A 60 hl total capacity vessel - lets assume that you are putting in 50 hl wort (5m3) then this means 20 brews / day to achieve 1000 hl / day. I think you have a mismatch in your figures - are you sure you mean 100,000 kg / day ? At 10,000 kg / day, this is sensible for a smallish setup, you would fill and empty with 2 brews / day. If this is a start-up, I suspect even this is ambitious. You are talking about producing approx 10,000 litres of beer a day - again, are you sure you have the scaling correct ?

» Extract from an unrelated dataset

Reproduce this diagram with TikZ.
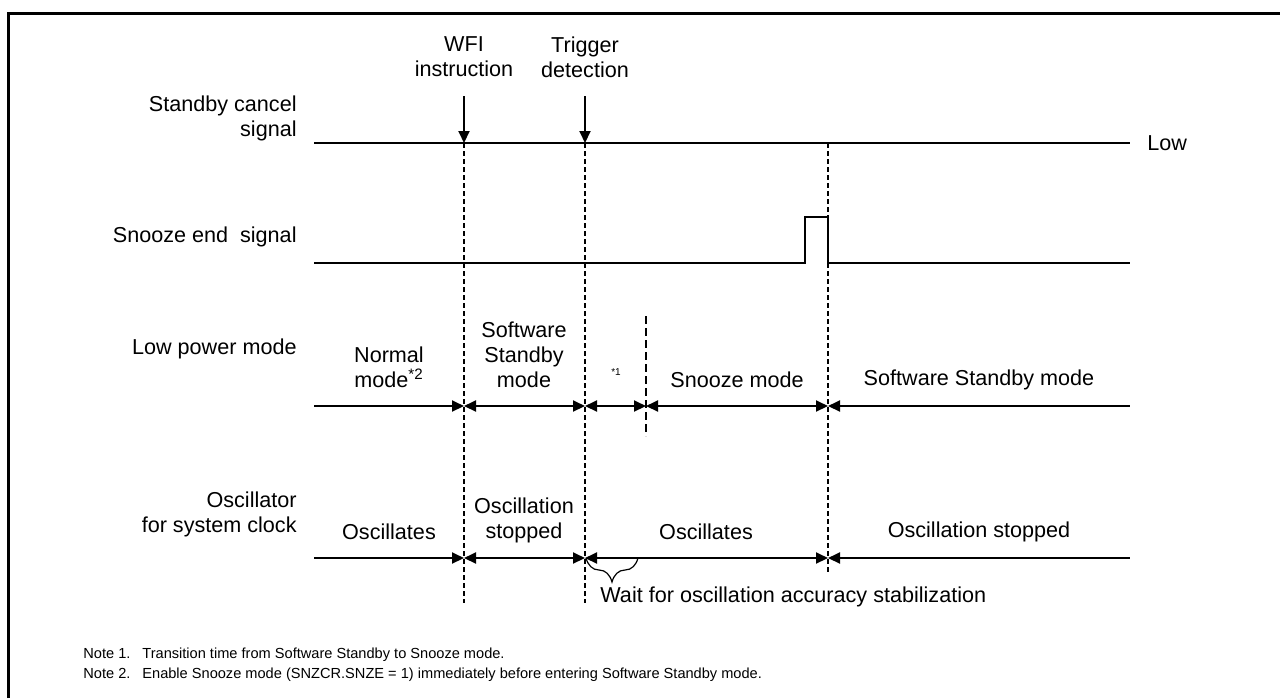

My gut feel is that 5mm thick stainless steel is overkill - but the construction guys such as JVNW (I think I've got their name right) would be better able to specify materials
Hiya thanks for your concern you are right that there was a slight problem with my sizing. The size of a whirlpool needed for a 1000hl batch would just be too big. It could handle that demand in a day but it would be holding up the fermentation stage. If I understand correctly this is not good for the quality of the wort.
Originally Posted by dick murton
I'm doing this as part of a big design project I've been assigned at university. Since I was only in the preliminary stages of design I had time to turn my attention towards designing a hydrocyclone. They can handle a big brew (1000hl/hr) and they take up a much smaller space.
I just got a bit confused with the brewhouse scheduling!
Now it is reasonably late on Sunday night after a couple of beers, but I am even more confused. What batch size are you trying to deal with ? How many hectolitres ber brew, how many brews per day ? Residence time in a whirlpool - try a max of 20 minutes transfer into WP, absolute max of 30 minute stand, and then 45 minute transfer to FV time. + trub emptying / flushing time - say 2 hour turn round time.